Dopo 9 ore di interrogatorio Filippo Turetta ha confessato piangendo e barcollando di aver accoltellato Giulia Cecchettin vedendola morire

Piange e barcolla Filippo Turetta, dopo 9 ore di interrogatorio, in cui, come epilogo, confessa di aver accoltellato la sua ex ragazza Giulia Cecchettin e di averla vista morire, agonizzante. La voce trema, le frasi intervallate da singhiozzi pieni lacrime. Ne viene fuori il profilo di un giovane poco più che ventenne nella disperazione più totale. Durante la testimonianza, probabilmente, cerca di guardare i suoi genitori che non sono mai andati a trovarlo, che hanno sperato fino all’ultimo che tutto finisse in un istante, per loro e per lui.

E poi alcune frasi strozzate riportano tutti coi piedi per terra. Per una volta la realtà è più vicina all’incubo e non serve svegliarsi ogni giorno per scacciare il male che incombe. Filippo Turretta ha affondato il coltello ben 25 volte nel corpo di Giulia, il coltello tra testa e collo, tra carotide e giugulare. L’ha vista morire dissanguata. Almeno come riporta l’ordinanza di custodia cautelare che fa un elenco di ogni colpo inferto. Ma l’autopsia non è ancora finita e mancherà ancora del tempo prima che venga consegnata, nella sua interezza, alla procura di Venezia.

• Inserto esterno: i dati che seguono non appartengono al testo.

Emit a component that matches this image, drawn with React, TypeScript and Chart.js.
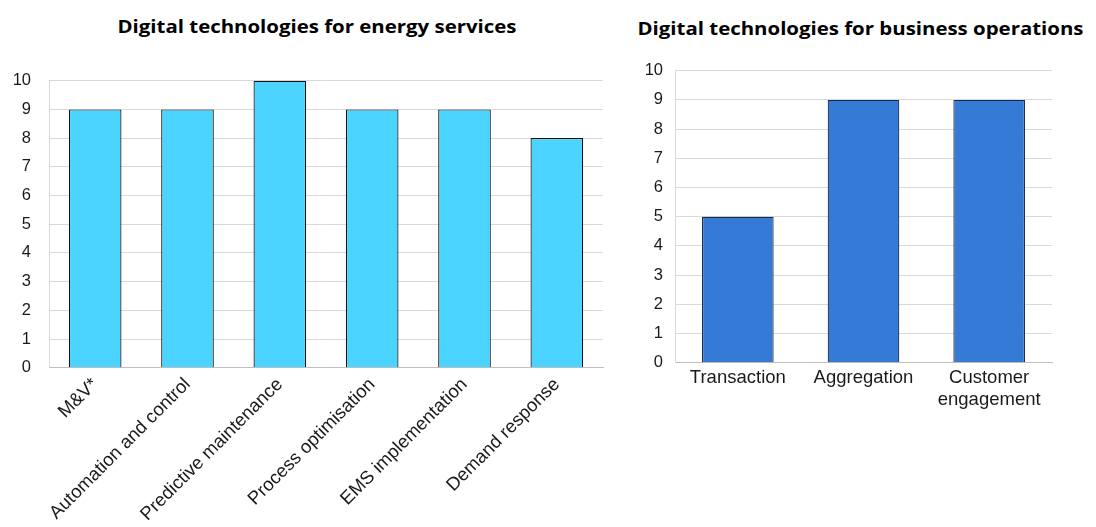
import React, { useEffect, useRef } from "react";
import { Chart, registerables } from "chart.js";

Chart.register(...registerables);

const energyTitle = "Digital technologies for energy services";
const energyCategories = [
  "M&V*",
  "Automation and control",
  "Predictive maintenance",
  "Process optimisation",
  "EMS implementation",
  "Demand response",
];
const energyValues = [9, 9, 10, 9, 9, 8];

const businessTitle = "Digital technologies for business operations";
const businessCategories = ["Transaction", "Aggregation", ["Customer", "engagement"]];
const businessValues = [5, 9, 9];

const yMin = 0;
const yMax = 10;
const yStep = 1;

type PanelProps = {
  labels: any[];
  values: number[];
  fill: string;
  border: string;
  width: number;
  height: number;
  top: number;
  axisWidth: number;
  axisHeight: number;
  right: number;
  tickPad: number;
  rotate: number;
  xFont: any;
  yFont: any;
  xPad: number;
};

function BarPanel(p: PanelProps) {
  const ref = useRef<HTMLCanvasElement | null>(null);
  useEffect(() => {
    if (!ref.current) return;
    const chart = new Chart(ref.current, {
      type: "bar",
      data: {
        labels: p.labels,
        datasets: [
          {
            data: p.values,
            backgroundColor: p.fill,
            borderColor: p.border,
            borderWidth: 1.2,
            categoryPercentage: 1,
            barPercentage: 0.57,
          },
        ],
      },
      options: {
        animation: false,
        responsive: false,
        maintainAspectRatio: false,
        devicePixelRatio: 1,
        layout: { padding: { top: p.top, left: 0, right: p.right, bottom: 0 } },
        plugins: {
          legend: { display: false },
          title: { display: false },
          tooltip: { enabled: false },
        },
        scales: {
          x: {
            grid: { display: false, drawTicks: false },
            border: { display: true, color: "#bfbfbf", width: 1 },
            ticks: {
              color: "#1a1a1a",
              font: p.xFont,
              padding: p.xPad,
              minRotation: p.rotate,
              maxRotation: p.rotate,
              autoSkip: false,
            },
            afterFit: (s: any) => {
              s.height = p.axisHeight;
            },
          },
          y: {
            min: yMin,
            max: yMax,
            grid: { color: "#d9d9d9", lineWidth: 1, drawTicks: false },
            border: { display: true, color: "#d9d9d9", width: 1 },
            ticks: {
              stepSize: yStep,
              color: "#1a1a1a",
              font: p.yFont,
              padding: p.tickPad,
            },
            afterFit: (s: any) => {
              s.width = p.axisWidth;
            },
          },
        },
      },
    } as any);
    return () => chart.destroy();
  }, []);
  return (
    <canvas
      ref={ref}
      width={p.width}
      height={p.height}
      style={{ width: p.width, height: p.height, display: "block" }}
    />
  );
}

const titleStyle: React.CSSProperties = {
  position: "absolute",
  fontFamily: "'Open Sans', Lato, sans-serif",
  fontWeight: 700,
  fontSize: 17,
  lineHeight: "17px",
  color: "#000",
  textAlign: "center",
  whiteSpace: "nowrap",
  transform: "scaleX(1.2)",
  transformOrigin: "50% 50%",
};

export default function App() {
  return (
    <div
      style={{
        position: "absolute",
        left: 0,
        top: 0,
        width: 1096,
        height: 527,
        background: "#fff",
        overflow: "hidden",
      }}
    >
      <div style={{ ...titleStyle, top: 18, left: 17, width: 600 }}>{energyTitle}</div>
      <div style={{ ...titleStyle, top: 20, left: 630, width: 461 }}>{businessTitle}</div>
      <div style={{ position: "absolute", left: 0, top: 0 }}>
        <BarPanel
          labels={energyCategories}
          values={energyValues}
          fill="#4BD4FF"
          border="#111111"
          width={620}
          height={527}
          top={80.7}
          axisWidth={49}
          axisHeight={159.3}
          right={17}
          tickPad={18}
          rotate={45}
          xFont={{ family: "'Liberation Sans', Arial, sans-serif", size: 18.5 }}
          yFont={{ family: "'Liberation Sans', Arial, sans-serif", size: 16.5 }}
          xPad={6}
        />
      </div>
      <div style={{ position: "absolute", left: 620, top: 0 }}>
        <BarPanel
          labels={businessCategories}
          values={businessValues}
          fill="#357AD4"
          border="#1c2a44"
          width={476}
          height={527}
          top={70.7}
          axisWidth={55}
          axisHeight={164.3}
          right={44}
          tickPad={12}
          rotate={0}
          xFont={{ family: "'Liberation Sans', Arial, sans-serif", size: 18.5, lineHeight: 1.19 }}
          yFont={{ family: "'Liberation Sans', Arial, sans-serif", size: 16.5 }}
          xPad={4}
        />
      </div>
    </div>
  );
}
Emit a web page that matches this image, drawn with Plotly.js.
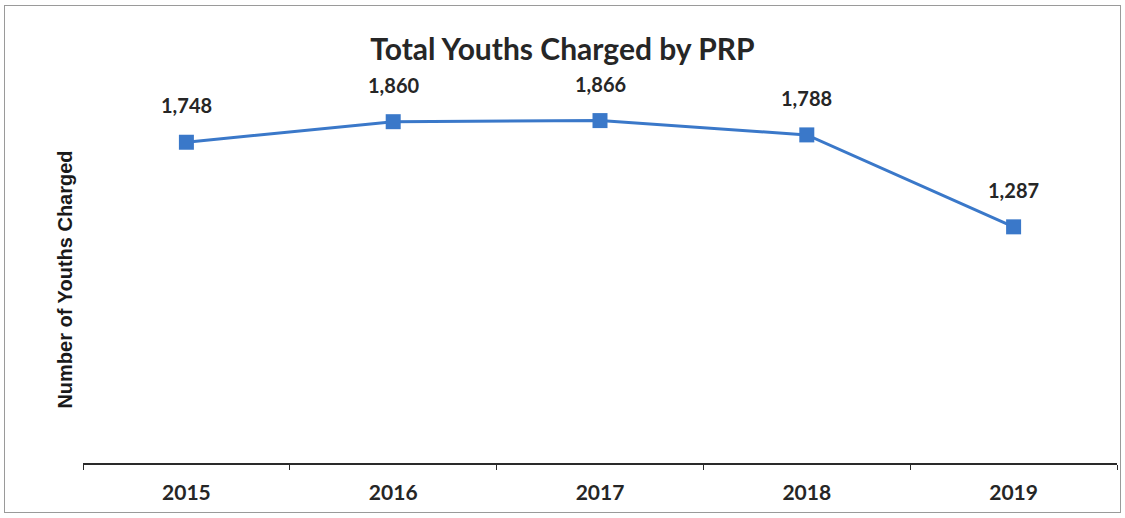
<!DOCTYPE html>
<html>
<head>
<meta charset="utf-8">
<script src="https://cdn.plot.ly/plotly-3.0.1.min.js"></script>
<style>
  html, body { margin: 0; padding: 0; background: #fff; }
  #wrap { position: relative; width: 1125px; height: 518px; }
  #chart { width: 1125px; height: 518px; }
  #frame { position: absolute; left: 4px; top: 5px; width: 1115px; height: 506px; border: 1.5px solid #9a9a9a; pointer-events: none; }
</style>
</head>
<body>
<div id="wrap">
  <div id="chart"></div>
  <div id="frame"></div>
</div>
<script>
const years = ['2015', '2016', '2017', '2018', '2019'];
const youthsCharged = [1748, 1860, 1866, 1788, 1287];
const valueLabels = ['1,748', '1,860', '1,866', '1,788', '1,287'];

const labelFont = { family: 'Lato, "Open Sans", sans-serif', size: 20, color: '#262626' };

const trace = {
  type: 'scatter',
  mode: 'lines+markers',
  x: years,
  y: youthsCharged,
  line: { color: '#3a78c9', width: 3 },
  marker: { symbol: 'square', size: 15, color: '#3a78c9' },
  cliponaxis: false,
  hoverinfo: 'x+y'
};

// category axis: annotations use the category index
const annotations = years.map((yr, i) => ({
  x: i,
  y: youthsCharged[i],
  xref: 'x',
  yref: 'y',
  text: '<b>' + valueLabels[i] + '</b>',
  showarrow: false,
  yshift: 37,
  font: labelFont
}));

const layout = {
  width: 1125,
  height: 518,
  margin: { l: 83, r: 8, t: 96, b: 55 },
  paper_bgcolor: '#ffffff',
  plot_bgcolor: '#ffffff',
  showlegend: false,
  annotations: annotations,
  title: {
    text: '<b>Total Youths Charged by PRP</b>',
    font: { family: 'Lato, "Open Sans", sans-serif', size: 30, color: '#262626' },
    x: 0.5, xanchor: 'center', y: 0.905, yanchor: 'middle'
  },
  xaxis: {
    type: 'category',
    range: [-0.5, 4.5],
    showgrid: false,
    zeroline: false,
    showline: true,
    linecolor: '#2a2a2a',
    linewidth: 1.5,
    ticks: 'outside',
    tickson: 'boundaries',
    ticklen: 5,
    tickcolor: '#2a2a2a',
    ticklabelstandoff: 10,
    tickfont: { family: 'Lato, "Open Sans", sans-serif', size: 21, color: '#262626', weight: 'bold' }
  },
  yaxis: {
    range: [0, 2000],
    showgrid: false,
    zeroline: false,
    showline: false,
    showticklabels: false,
    ticks: '',
    title: {
      text: '<b>Number of Youths Charged</b>',
      font: { family: '"Liberation Sans", Arial, sans-serif', size: 20, color: '#1a1a1a' },
      standoff: 4
    }
  }
};

Plotly.newPlot('chart', [trace], layout, { displayModeBar: false, staticPlot: true });
</script>
</body>
</html>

Tornando al mostro. Tornando a Filippo. I suoi silenzi, gli occhi persi nel vuoto, le pause, ma anche le risposte secche, quelle incongruenti, rendono la visione dell’omicidio ancora più chiara per il gip, nonostante l’ultimo tentativo strategico della difesa (che vuol giocarsi la carta dell’omicidio preterintenzionale). Il ricordo dell’ultimo “no” di Giulia e lo scoppio della furibonda lite. Lei si difende. Dice: “Mi fai male”, urlando. Risale in auto non potendo scappare. E Filippo le tappa la bocca con un adesivo per evitare che qualche curioso noti l’orrore che sta perpetrando.

Poi quel “mi è scattato qualcosa in testa” fanno tornare all’orrore, alla brutalità di un ragazzo che non può esser definito tale. Ma è “dispiaciuto e affranto per la tragedia” sentendosi pronto ad affrontare le “responsabilità che verranno”. Ne arriveranno per lui e secondo la legge saranno, si presume, proporzionate al danno inflitto. All’orrore che lucidamente ha commesso.